花「その次は『これからは俺が守る』って言うよね」(妄想の域に入ってる)

A「言おうと思ったけど先を越されたので言いません。確かに『俺が守る』って云ったかな。でも私の感じた事や思ったことしか云ってないし、やってない。だって、私の人生だから。そして自分のことだけでなく花さんの事もOくんの事も考えてる。」

花「ありがとう。おやすみなさい」(もう読んでいない)

A「おやすみなさい。自分の人生を大事にしたいし、好きなひとも大事にしたいです。」


翌朝

A「おはようございます。今日も秋晴れかな。私もしっかり、お仕事行ってきます。今日も平和な穏やかないちにちに、しましょう。」「ごめんねー」

私は、なんかやらかしちゃった記憶はあり、昨夜のメールを読み返して青ざめた。数時間おいて返信した。

花「おはようございます。昨日はごめんなさい。」返信なし。夕方「昨日は本当にごめんなさい。もう遅いかも知れないけど。」もう一度送信。

A「こんにちは。花さんはそういう所も含め、可愛いと思います。無邪気さも果てしない優しさと愛と、、哀しみもたおやかさも秘めた美しい女性です。花さんの分のレバニラ食べてしまってごめんなさい。今度、食べに行きましょう。しょうが焼きとか麻婆豆腐とか、肉野菜炒めとかぎょうざとか、ね。」

花「ありがとう。本当に優しいですね。そして度量が広い。レバニラ炒めのことで恨んでません。外に食べに行くのはいいかも。」

その後、子どもの事で色々相談した。元々Aさんは子どもの支援団体の担当者だ。Aさんはもっと支援を入れるべきだというが、なかなか引き受けてくれる事業所がない。だから私はAさんを含め、理解して下さる方々の厚意で生活を回している。金銭の発生しないボランティアというのは危うい。無料でお願いするのは気がひけるので、金銭が発生するようにあちこちに頼んでいるのだが、断られている。

A「なんであそこの事業所は引き受けてくれないんだろう?なんだか花さんに意地悪してるように見える。
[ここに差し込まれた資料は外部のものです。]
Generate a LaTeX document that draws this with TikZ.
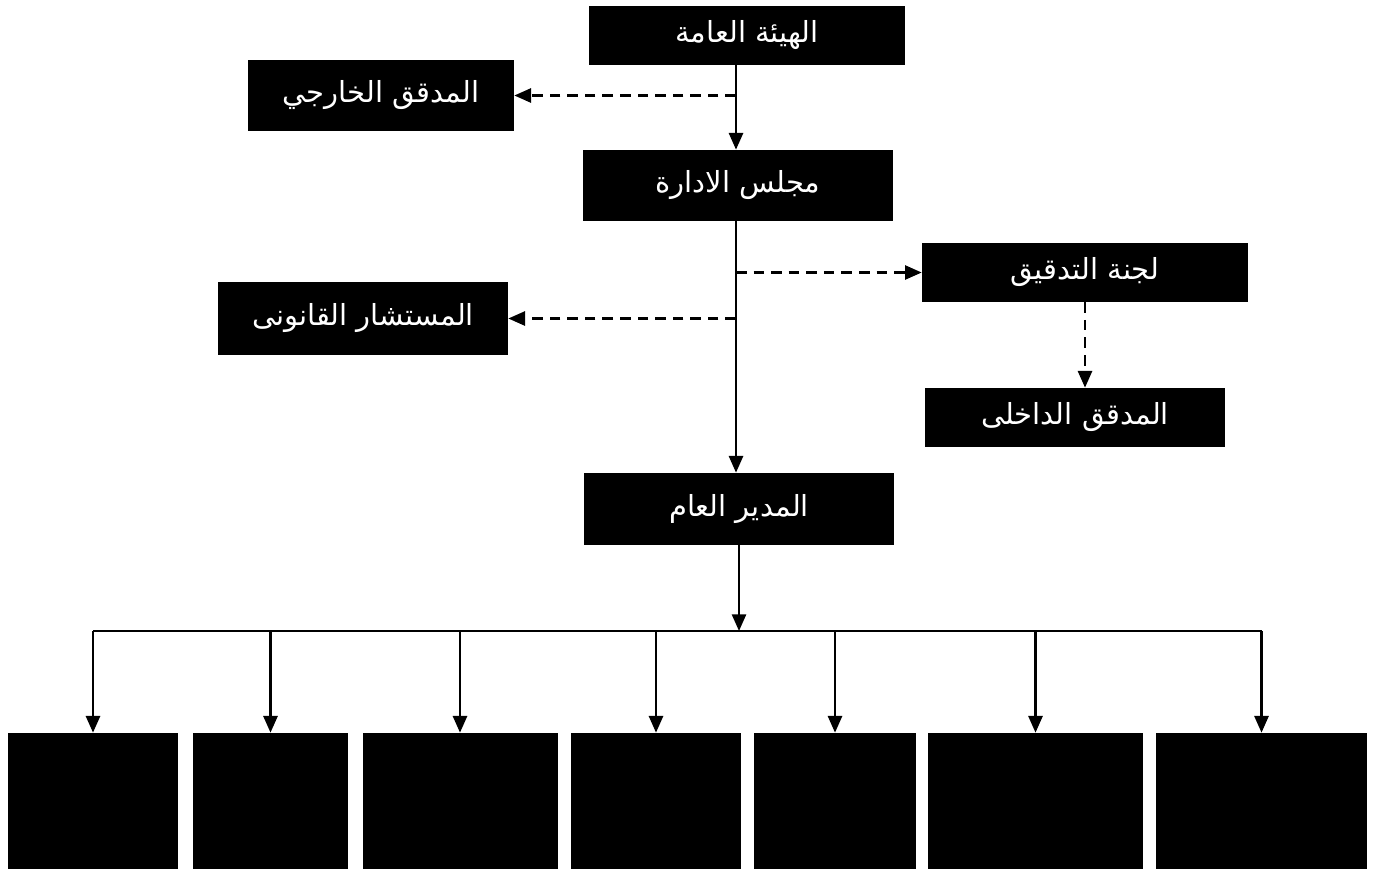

」

花「男性が責任者の所は、すぐ話を理解してとんとん拍子で進めてくれるんだけど、女性だとほとんど潰される。多分私の何かが勘に障るんだと思う。私は男社会で意見を言ってきたから、意見を言わなかった女の気持ちがわからないけど。」

A「なんでだろ?女性って、なんか嫉妬とか優位性とか派閥とかでジャッジするとこあるからね。特にあそこの管理者は、可愛らしい女性とか綺麗で頭が良い女性を嫌うような感じだよね。花さんは壇蜜みたいなとこあるから、もてない知恵ない頭悪い女性から嫌われるのかも。」

花「壇蜜!!全然違うけど、壇蜜好きだから嬉しいな。」

A「花さんは壇蜜に似てるよ。ラジオ聴いてて似てるなあと思ったよ。思考とか優しいとことか、容姿も似てる。ほら、壇蜜みたいな人って、ある種の女性から嫌われてるでしょ?」

花「似てないけど!壇蜜は思考とか知性とかひっくるめて好きだよ。」

A「壇蜜って、不思議ちゃんみたいなイメージあるけど、同じ不思議ちゃんでも、ゆうこりんみたいに作ってないとこがいいよ。ナチュラル。凄く知性的だし感情を抑えつつゆっくりと出して風車みたいに回すとこが花さんと似てる。」

花「へー。壇蜜のラジオ面白いんだ。radikoで聴いてるの?」

A「radikoで聴いてる。エロいとこも、花さんに似てるかな」

花「エロい!?私ってエロい?そんなこと言われたことないよ!どっちかっていうと『色気ないなー!』って言われるタイプだったよ」

A「花さんは自分ではそのつもりがなくてもエロいとこが、モテない女性などから嫌われる要因だよ。」

花「特定の女性から忌み嫌われることは自覚してたよ。いつもオドオド人の顔色伺っているからだと思ってた。まさかエロいとは思わなかった。それは難しい」

A「エロいよー。Oくんも花さんのこと、たまに女性として意識してる感があるかも」

花「お、Oも!?それはかなり受け入れがたい。おやすみなさい。」

A「おやすみなさい。明日もハレルヤかな」



断っておくが、私は一歳も若見えしない、野暮ったい中年女だ。サザエさんでいえばフネだ。

凄絶な人生を送ってきたので、男性不信だし、恋愛もできない。自分はお婆さんだと思ってズボラに生きてきた。

ノーブラ、ノーメイク、いつもスェット。

Aさんによると、そのズボラさがまた欲情をそそるという。

何という皮肉。

自己認識がガラガラと音を立てて崩れた。